The line holding "(0,0) rectangle (702,1694);" is the last one to output; start at the first line of the data, keep every line in between exactly, and leave out pictures.
____ MATERIAL PROVIDED
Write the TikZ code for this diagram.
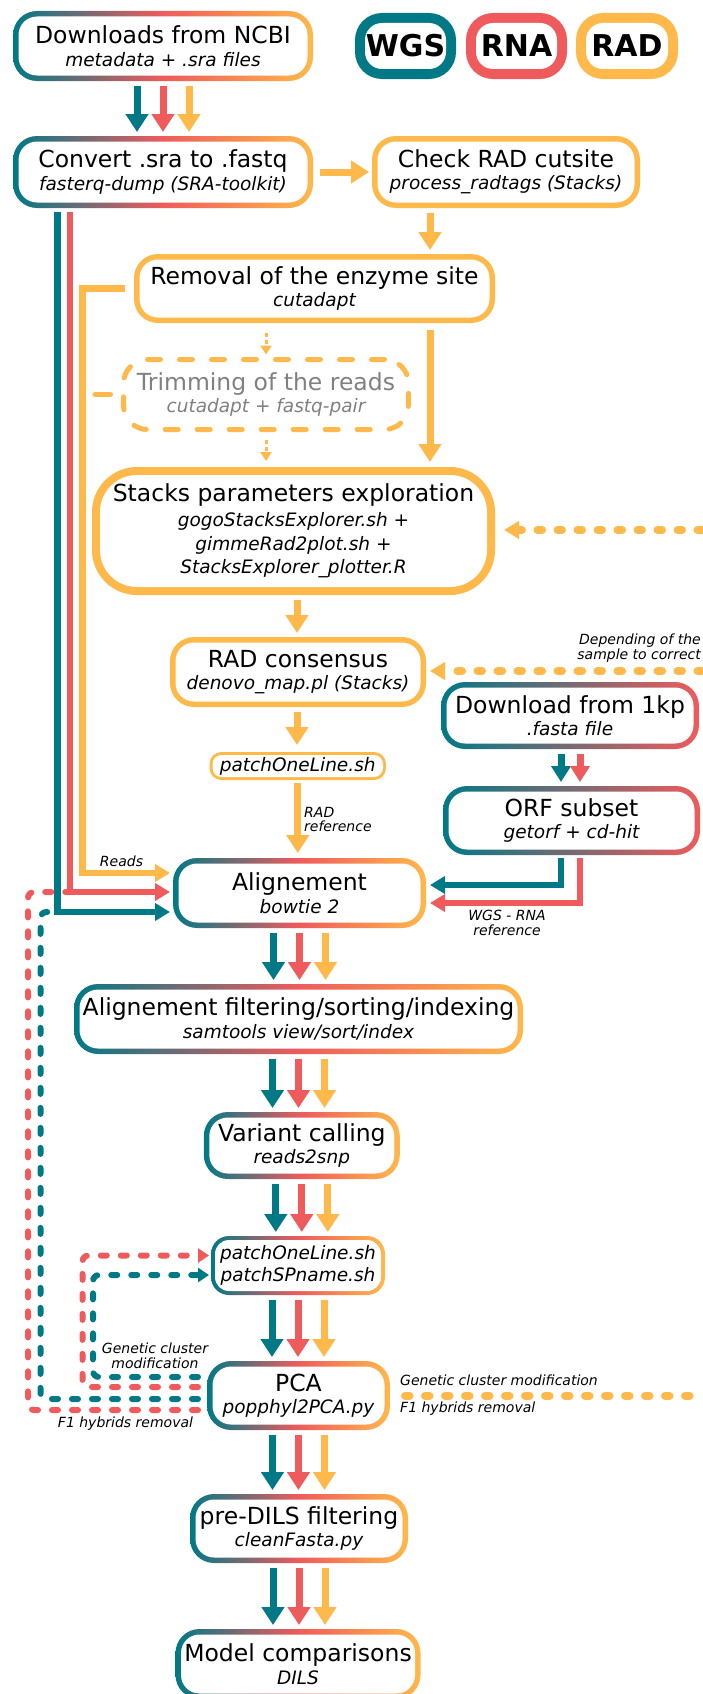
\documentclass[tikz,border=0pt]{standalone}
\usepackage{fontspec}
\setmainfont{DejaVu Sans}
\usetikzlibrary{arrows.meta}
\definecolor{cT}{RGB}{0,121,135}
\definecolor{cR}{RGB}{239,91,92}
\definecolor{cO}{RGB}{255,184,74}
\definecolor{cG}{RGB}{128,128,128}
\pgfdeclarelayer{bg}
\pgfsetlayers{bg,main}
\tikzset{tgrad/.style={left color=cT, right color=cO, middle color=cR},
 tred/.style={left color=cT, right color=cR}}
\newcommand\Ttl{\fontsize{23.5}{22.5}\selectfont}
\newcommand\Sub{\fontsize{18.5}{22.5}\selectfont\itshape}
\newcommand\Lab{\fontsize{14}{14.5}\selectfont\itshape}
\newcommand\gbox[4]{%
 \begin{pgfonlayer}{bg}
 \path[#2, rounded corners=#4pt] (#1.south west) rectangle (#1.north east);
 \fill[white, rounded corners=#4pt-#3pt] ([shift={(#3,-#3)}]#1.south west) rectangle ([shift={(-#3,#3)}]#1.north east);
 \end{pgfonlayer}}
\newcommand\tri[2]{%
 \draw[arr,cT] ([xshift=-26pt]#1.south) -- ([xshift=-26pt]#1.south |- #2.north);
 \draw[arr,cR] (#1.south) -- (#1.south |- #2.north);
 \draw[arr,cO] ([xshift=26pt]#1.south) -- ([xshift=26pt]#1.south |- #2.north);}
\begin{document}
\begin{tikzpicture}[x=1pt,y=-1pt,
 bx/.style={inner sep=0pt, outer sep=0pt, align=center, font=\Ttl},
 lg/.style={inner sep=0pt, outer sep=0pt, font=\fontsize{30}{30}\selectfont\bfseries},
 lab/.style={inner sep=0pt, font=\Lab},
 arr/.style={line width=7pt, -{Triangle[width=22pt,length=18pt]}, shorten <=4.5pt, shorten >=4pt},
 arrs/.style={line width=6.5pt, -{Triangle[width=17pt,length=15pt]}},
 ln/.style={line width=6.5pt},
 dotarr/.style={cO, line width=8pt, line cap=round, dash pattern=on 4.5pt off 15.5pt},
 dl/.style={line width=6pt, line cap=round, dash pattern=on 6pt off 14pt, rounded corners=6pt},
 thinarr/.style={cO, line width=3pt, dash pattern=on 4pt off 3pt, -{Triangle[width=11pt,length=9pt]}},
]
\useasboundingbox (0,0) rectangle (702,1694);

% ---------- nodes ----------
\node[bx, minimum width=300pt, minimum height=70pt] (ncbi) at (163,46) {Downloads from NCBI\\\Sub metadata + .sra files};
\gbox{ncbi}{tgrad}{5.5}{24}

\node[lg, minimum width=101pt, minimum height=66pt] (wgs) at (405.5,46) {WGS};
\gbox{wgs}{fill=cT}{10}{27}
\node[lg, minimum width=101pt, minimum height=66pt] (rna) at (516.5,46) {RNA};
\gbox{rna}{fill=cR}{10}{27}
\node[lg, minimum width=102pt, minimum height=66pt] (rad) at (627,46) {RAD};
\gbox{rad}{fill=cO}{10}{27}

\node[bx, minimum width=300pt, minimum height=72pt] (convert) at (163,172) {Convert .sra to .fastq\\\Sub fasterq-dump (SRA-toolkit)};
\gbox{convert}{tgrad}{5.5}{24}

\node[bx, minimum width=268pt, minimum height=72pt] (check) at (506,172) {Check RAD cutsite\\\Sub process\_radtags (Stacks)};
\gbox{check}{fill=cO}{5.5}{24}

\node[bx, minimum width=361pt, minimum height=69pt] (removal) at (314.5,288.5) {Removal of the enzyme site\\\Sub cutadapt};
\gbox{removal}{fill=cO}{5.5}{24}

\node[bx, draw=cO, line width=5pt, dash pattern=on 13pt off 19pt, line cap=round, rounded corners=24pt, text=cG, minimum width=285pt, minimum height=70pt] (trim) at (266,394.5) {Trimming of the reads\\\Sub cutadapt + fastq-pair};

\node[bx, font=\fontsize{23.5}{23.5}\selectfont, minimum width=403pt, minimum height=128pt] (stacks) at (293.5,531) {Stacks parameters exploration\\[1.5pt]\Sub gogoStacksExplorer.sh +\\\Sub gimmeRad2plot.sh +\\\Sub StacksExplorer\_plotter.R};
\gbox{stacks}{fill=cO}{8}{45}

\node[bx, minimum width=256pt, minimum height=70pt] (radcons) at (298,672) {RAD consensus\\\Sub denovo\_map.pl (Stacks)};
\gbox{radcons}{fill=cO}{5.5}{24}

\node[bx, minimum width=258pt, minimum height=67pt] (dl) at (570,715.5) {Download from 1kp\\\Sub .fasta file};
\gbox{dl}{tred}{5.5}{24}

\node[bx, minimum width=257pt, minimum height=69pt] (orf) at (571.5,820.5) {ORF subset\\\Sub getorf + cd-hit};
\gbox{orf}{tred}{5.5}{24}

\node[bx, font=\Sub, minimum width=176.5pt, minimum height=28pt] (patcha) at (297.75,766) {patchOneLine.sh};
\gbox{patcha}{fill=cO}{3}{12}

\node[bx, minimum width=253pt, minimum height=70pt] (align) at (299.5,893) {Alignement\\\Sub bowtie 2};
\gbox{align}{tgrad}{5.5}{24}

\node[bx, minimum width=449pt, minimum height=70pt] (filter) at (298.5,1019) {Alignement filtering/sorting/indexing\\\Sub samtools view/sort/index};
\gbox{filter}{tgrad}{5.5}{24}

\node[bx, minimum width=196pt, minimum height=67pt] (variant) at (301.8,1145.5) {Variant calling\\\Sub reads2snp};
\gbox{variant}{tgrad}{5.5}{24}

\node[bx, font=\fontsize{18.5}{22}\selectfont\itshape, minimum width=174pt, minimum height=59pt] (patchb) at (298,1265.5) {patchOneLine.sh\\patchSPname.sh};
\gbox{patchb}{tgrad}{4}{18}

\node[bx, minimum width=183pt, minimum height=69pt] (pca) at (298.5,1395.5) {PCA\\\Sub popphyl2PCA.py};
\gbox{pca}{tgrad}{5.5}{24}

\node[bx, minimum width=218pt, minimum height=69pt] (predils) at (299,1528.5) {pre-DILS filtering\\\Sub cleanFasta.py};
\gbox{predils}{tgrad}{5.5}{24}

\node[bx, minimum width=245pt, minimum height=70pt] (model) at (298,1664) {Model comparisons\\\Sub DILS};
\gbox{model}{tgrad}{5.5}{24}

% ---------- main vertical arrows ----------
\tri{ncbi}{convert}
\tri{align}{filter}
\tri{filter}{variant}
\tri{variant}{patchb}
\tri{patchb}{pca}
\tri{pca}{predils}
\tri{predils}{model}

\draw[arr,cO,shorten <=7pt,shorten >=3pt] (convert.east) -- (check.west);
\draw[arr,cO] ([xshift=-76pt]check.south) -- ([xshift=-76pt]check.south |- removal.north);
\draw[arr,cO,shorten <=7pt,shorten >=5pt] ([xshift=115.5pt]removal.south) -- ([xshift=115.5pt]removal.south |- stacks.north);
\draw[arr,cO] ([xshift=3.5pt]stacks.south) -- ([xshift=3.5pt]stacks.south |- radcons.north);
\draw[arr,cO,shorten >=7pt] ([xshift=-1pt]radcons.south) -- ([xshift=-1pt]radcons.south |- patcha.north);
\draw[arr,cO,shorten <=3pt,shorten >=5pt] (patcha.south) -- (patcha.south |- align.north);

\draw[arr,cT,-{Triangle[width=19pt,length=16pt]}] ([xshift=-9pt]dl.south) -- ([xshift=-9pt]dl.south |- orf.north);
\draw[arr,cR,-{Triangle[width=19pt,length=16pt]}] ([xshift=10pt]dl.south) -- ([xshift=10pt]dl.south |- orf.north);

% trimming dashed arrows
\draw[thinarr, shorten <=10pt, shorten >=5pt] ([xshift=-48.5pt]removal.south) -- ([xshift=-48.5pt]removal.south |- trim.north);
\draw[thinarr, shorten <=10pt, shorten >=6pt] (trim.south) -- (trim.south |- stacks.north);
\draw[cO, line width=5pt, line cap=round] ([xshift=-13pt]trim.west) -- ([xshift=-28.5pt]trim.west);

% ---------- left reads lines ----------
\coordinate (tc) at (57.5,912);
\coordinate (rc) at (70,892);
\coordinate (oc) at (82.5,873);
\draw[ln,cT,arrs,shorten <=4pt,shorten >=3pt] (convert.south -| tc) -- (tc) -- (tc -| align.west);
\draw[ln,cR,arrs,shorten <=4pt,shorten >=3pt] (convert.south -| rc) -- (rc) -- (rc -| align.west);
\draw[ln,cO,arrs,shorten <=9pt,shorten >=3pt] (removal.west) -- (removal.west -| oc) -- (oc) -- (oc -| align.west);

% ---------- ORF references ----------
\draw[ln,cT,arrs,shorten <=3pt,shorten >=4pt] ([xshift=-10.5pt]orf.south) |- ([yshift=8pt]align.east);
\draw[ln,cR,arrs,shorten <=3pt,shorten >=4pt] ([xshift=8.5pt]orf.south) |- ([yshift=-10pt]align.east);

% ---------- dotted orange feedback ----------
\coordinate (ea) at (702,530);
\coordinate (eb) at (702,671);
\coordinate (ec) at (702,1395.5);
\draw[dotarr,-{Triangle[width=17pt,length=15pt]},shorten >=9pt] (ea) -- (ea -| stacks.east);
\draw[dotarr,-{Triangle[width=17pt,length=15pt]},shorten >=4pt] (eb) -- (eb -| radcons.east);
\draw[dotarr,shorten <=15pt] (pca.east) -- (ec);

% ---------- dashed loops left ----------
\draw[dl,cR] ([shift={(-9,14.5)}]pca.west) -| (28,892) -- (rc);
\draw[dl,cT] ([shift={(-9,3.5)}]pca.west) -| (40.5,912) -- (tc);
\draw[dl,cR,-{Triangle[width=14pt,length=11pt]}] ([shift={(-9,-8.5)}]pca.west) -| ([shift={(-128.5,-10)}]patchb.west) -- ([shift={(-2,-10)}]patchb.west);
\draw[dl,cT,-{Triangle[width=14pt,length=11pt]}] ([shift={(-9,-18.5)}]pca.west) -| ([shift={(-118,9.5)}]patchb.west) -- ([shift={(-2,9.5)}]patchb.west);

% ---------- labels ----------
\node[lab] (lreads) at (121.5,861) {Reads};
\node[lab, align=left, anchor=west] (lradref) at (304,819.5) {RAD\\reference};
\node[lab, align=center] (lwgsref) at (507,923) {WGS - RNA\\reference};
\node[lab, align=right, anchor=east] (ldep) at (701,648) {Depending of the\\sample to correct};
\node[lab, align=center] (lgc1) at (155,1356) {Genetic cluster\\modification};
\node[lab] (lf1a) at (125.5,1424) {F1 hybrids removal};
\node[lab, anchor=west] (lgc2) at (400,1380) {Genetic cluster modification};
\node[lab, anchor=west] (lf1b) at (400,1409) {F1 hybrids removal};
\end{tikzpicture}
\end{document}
________
ANSWER TO THIS TASK
Write the TikZ code for this diagram.
\documentclass[tikz,border=0pt]{standalone}
\usepackage{fontspec}
\setmainfont{DejaVu Sans}
\usetikzlibrary{arrows.meta}
\definecolor{cT}{RGB}{0,121,135}
\definecolor{cR}{RGB}{239,91,92}
\definecolor{cO}{RGB}{255,184,74}
\definecolor{cG}{RGB}{128,128,128}
\pgfdeclarelayer{bg}
\pgfsetlayers{bg,main}
\tikzset{tgrad/.style={left color=cT, right color=cO, middle color=cR},
 tred/.style={left color=cT, right color=cR}}
\newcommand\Ttl{\fontsize{23.5}{22.5}\selectfont}
\newcommand\Sub{\fontsize{18.5}{22.5}\selectfont\itshape}
\newcommand\Lab{\fontsize{14}{14.5}\selectfont\itshape}
\newcommand\gbox[4]{%
 \begin{pgfonlayer}{bg}
 \path[#2, rounded corners=#4pt] (#1.south west) rectangle (#1.north east);
 \fill[white, rounded corners=#4pt-#3pt] ([shift={(#3,-#3)}]#1.south west) rectangle ([shift={(-#3,#3)}]#1.north east);
 \end{pgfonlayer}}
\newcommand\tri[2]{%
 \draw[arr,cT] ([xshift=-26pt]#1.south) -- ([xshift=-26pt]#1.south |- #2.north);
 \draw[arr,cR] (#1.south) -- (#1.south |- #2.north);
 \draw[arr,cO] ([xshift=26pt]#1.south) -- ([xshift=26pt]#1.south |- #2.north);}
\begin{document}
\begin{tikzpicture}[x=1pt,y=-1pt,
 bx/.style={inner sep=0pt, outer sep=0pt, align=center, font=\Ttl},
 lg/.style={inner sep=0pt, outer sep=0pt, font=\fontsize{30}{30}\selectfont\bfseries},
 lab/.style={inner sep=0pt, font=\Lab},
 arr/.style={line width=7pt, -{Triangle[width=22pt,length=18pt]}, shorten <=4.5pt, shorten >=4pt},
 arrs/.style={line width=6.5pt, -{Triangle[width=17pt,length=15pt]}},
 ln/.style={line width=6.5pt},
 dotarr/.style={cO, line width=8pt, line cap=round, dash pattern=on 4.5pt off 15.5pt},
 dl/.style={line width=6pt, line cap=round, dash pattern=on 6pt off 14pt, rounded corners=6pt},
 thinarr/.style={cO, line width=3pt, dash pattern=on 4pt off 3pt, -{Triangle[width=11pt,length=9pt]}},
]
\useasboundingbox (0,0) rectangle (702,1694);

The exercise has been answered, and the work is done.